Notes From a Single Mom: My Children's Paternal Grandfather Dies

Lynn Armitage
4/8/12


Goodbye, Homer Gene

He was  always a teaser, that Gene. The first time I met my ex-husband’s father, he bravely went where most men dare not go—especially with a woman (me) who was a complete stranger—and made a joke about how fat I was. As awkward as the moment was, we laughed because at 5 feet 9 inches and 135 pounds, clearly, I was being toyed with.

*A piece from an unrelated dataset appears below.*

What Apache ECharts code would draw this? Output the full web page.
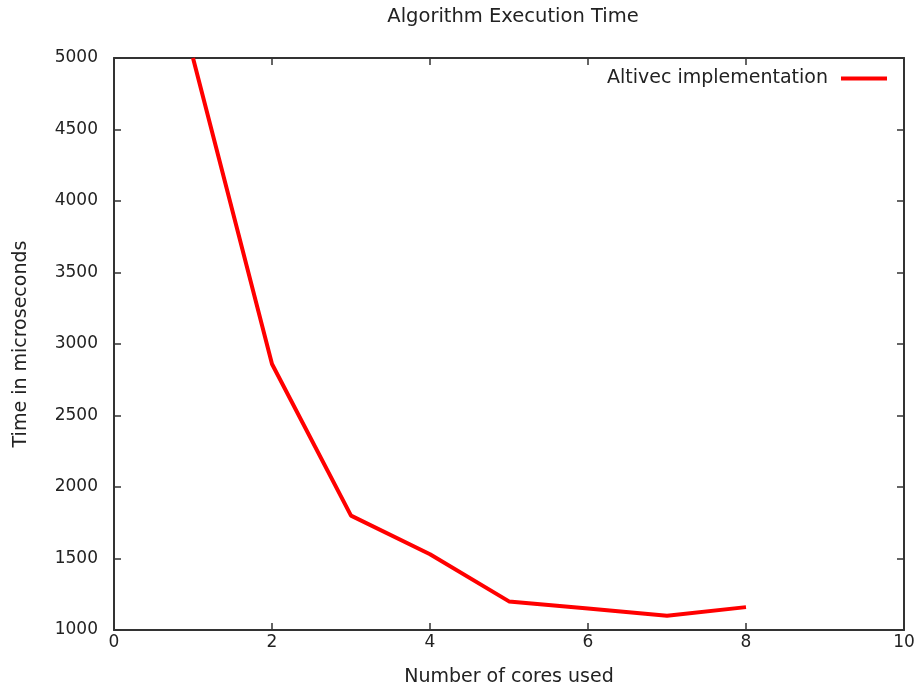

Through the years, as I got to know the man behind the jokester, I learned that teasing was Gene’s way of interacting with people, getting close to you, but not too close. He came from an era where men showed brute strength instead of their emotions. He was a big guy in a husky, not heavy, way. A Navy man who was a Golden Glove boxer.

And he had a temper, one he passed on to his son, the man I married.

My favorite Gene story has him in a pet store with a very obnoxious monkey who was smashing grapes against his wire cage as shoppers walked by, squirting them with pulp. But the monkey, unknowingly, met his match with Gene. Just as it was about to christen him with grape mash, Gene balled up his Golden Glove fist and boxed the ornery monkey in the nose through the cage, sending the primate reeling in pain and turning evolution on its head.

Last Christmas, my children’s grandfather—Poppy, they called him—this monkey tamer and pugilist from Arkansas, fought his last match and died from a heart attack. I was surprised at how saddened I was by the news because I never felt close to him. After his son and I divorced, I hadn’t heard much from Gene. Even when I was married, communication was spotty between him and my ex; visits infrequent, especially after he retired and moved to Missouri. A typical pattern, I suppose, with fathers and sons. Women keep in touch. Men give each other lots of space to be men.

After our divorce, my ex-in-laws practically disappeared from my world. I’d hear about them occasionally from my daughters, but they certainly weren’t part of the new life I was making for myself.

Truth be told, I partially blamed Gene for the destruction of my marriage. “If only he had been a kinder, gentler father, maybe his son would have been a more patient and loving man.” Maybe my ex would not have had such an explosive temper. Maybe we would have stood a chance.

They say if you want to know how a man will treat you, watch how he treats his mother. Not true. The real measure of a man comes from the relationship he has with his father. And anger usually begets anger.

Gene’s life is over, and I am very sad about that. It’s hard to believe that this once strong and virile man, a loyal husband and commanding father, is gone forever. I later discovered that Gene’s father abandoned him when he was a little boy, and I now understand that he did the best that he could do.

In the spirit of this Easter season, with death comes forgiveness.

Lynn Armitage is a news producer and freelance writer in Northern California.  She is an enrolled member of the Oneida Tribe of Indians of Wisconsin.